Two footballers. Two budget airlines. Two completely different stories. The behaviour is identical; the narrative is not. The difference isn’t on the boarding pass.

Mark Chapman and the ‘unwritten’ Match of the Day rule

Then there’s the BBC’s supposed sacrilege.

“BBC host Mark Chapman makes feelings perfectly clear after World Cup clash as he breaks unwritten MOTD rule,” screams another Sun headline. It sounds grave, like he’s torched the running order or sworn at the camera.

What did he actually do? After Czechia’s draw with South Africa, Chapman closed the programme with: “Sometimes a game does not deserve a really clever closing link. Goodbye.”

That’s it. No rant. No meltdown. Just a wry admission that not every 90 minutes deserves a perfectly crafted sign-off.

This apparently breaches an “unwritten rule in the BBC that there is always a clever link at the end of match coverage”. As if “good broadcasting” is some mystical internal code rather than, you know, the job. And for what it’s worth, his line was a clever link – a neat, self-aware shrug that fit the game.

If that’s breaking the rules, they’re not rules worth keeping.

Emma Hayes and the ‘tiny blackboard’

Emma Hayes has barely started her new chapter and already the discourse is unhinged.

One Sun line in particular stands out: “Hayes was forced to do her tactical analysis on a tiny blackboard on a set that looked like a little kitchen, sparking outrage online.”

“Forced” is doing a lot of work there. Hayes, one of the sharpest tactical minds in the sport, drawing on a small board in a studio is hardly a human rights violation. The “tiny blackboard” phrasing makes it sound like she’s been banished to a corner with a prop from a primary school.

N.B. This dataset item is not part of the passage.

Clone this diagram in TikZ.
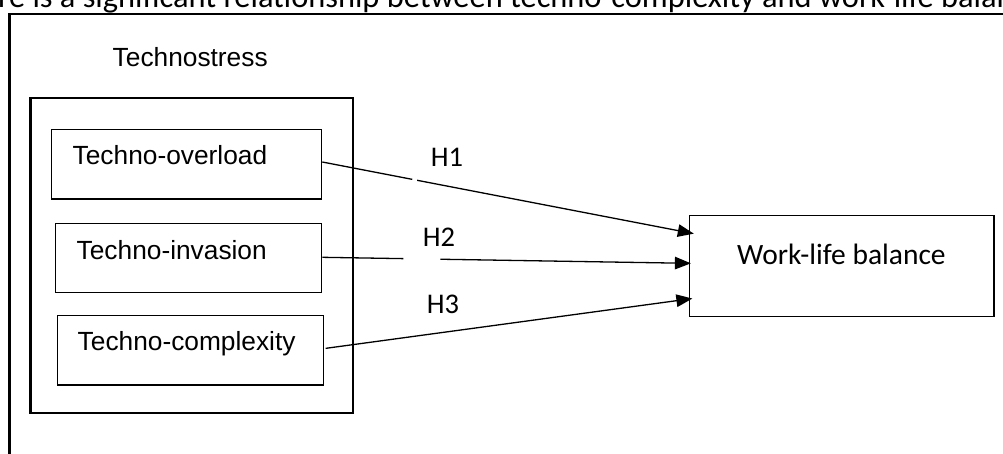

It’s not exactly Michael Scott’s prized plasma TV, ripped from the wall in a moment of crisis. It’s a broadcast tool. A slightly quaint one, maybe, but hardly a symbol of disrespect.

From imaginary England back fours to invented Ronaldo feuds and mythical BBC laws, the gap between what’s said and what actually happened has rarely felt wider. The games are complicated enough; the stories around them don’t need this much embroidery.